_Task requirements_
All lines holding the string "this" are to be shown.

_Input records_
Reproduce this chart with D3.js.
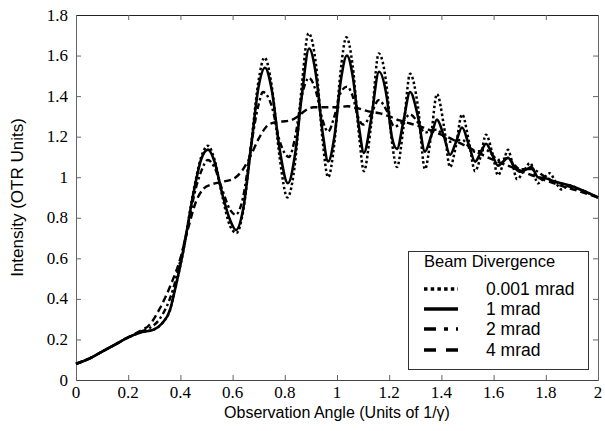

--

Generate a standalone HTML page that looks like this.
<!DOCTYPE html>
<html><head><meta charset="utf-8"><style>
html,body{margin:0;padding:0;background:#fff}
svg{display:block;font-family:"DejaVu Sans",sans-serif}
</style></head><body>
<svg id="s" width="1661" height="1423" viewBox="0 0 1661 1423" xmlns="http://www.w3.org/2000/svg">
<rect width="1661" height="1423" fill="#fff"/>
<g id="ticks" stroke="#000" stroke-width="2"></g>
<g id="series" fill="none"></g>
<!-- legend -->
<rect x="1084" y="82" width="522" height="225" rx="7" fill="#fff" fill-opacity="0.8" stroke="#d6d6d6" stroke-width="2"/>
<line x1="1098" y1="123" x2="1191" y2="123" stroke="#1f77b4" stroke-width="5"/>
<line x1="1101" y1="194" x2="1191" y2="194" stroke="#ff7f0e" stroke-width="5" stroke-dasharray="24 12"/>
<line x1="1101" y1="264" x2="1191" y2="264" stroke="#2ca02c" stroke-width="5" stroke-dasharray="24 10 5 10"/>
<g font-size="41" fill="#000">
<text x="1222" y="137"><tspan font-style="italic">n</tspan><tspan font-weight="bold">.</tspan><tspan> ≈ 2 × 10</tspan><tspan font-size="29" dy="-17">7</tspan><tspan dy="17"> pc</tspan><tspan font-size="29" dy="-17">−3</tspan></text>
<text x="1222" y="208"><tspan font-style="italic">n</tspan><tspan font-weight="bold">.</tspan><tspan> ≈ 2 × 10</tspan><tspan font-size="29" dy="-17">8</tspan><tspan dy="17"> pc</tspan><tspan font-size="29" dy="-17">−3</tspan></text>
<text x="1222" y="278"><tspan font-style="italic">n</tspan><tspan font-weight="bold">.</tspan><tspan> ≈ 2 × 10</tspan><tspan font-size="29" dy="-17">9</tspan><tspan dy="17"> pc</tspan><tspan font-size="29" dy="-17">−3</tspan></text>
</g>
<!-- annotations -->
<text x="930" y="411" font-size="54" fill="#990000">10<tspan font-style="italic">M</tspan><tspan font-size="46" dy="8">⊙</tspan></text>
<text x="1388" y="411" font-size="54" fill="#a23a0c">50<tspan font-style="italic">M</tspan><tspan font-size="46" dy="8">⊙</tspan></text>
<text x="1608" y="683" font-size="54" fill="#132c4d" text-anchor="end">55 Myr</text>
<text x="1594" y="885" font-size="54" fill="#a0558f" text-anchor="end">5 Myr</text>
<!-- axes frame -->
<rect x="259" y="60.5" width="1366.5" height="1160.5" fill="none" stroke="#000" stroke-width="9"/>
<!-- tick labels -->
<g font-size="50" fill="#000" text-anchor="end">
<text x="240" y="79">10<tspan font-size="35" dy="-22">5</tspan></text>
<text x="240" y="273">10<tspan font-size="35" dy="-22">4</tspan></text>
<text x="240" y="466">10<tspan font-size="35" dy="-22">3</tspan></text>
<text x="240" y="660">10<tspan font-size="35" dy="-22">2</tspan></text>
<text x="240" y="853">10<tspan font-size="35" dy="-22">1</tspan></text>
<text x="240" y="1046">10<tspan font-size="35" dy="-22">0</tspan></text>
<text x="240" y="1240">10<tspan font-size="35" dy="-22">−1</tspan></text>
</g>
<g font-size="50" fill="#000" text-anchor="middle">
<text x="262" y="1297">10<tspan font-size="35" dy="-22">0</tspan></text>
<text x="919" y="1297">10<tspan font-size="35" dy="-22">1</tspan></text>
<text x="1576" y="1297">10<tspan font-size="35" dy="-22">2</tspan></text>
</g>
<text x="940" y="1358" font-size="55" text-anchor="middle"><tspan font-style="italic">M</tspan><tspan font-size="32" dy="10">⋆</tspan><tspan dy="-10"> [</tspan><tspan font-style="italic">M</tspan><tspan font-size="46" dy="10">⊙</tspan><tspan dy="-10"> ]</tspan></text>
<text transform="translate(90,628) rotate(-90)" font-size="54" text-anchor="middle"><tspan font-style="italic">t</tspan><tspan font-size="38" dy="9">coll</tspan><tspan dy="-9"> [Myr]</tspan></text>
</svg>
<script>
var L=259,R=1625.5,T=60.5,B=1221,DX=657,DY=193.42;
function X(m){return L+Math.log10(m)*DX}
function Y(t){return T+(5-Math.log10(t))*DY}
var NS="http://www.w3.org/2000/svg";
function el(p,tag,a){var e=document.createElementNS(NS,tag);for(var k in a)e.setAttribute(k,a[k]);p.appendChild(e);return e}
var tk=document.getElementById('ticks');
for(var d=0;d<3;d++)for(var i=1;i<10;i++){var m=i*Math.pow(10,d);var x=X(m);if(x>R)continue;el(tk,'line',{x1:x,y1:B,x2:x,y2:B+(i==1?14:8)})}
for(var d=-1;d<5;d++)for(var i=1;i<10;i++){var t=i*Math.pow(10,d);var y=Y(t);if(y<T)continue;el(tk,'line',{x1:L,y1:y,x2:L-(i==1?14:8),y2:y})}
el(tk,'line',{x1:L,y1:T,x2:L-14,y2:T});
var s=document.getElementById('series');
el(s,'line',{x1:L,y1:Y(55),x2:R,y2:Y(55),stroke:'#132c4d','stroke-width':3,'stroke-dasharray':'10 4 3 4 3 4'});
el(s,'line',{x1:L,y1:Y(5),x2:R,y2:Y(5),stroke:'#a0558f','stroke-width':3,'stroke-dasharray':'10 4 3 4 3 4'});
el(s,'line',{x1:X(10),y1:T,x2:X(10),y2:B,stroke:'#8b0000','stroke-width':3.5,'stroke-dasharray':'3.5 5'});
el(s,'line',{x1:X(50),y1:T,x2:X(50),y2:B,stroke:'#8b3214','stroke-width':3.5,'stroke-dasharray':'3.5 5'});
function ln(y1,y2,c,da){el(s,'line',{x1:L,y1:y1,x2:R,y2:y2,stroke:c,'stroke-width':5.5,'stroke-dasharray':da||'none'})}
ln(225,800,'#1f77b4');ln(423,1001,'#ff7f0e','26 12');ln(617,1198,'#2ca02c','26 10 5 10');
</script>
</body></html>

_Final answer_
Reproduce this chart with D3.js.
Generate a standalone HTML page that looks like this.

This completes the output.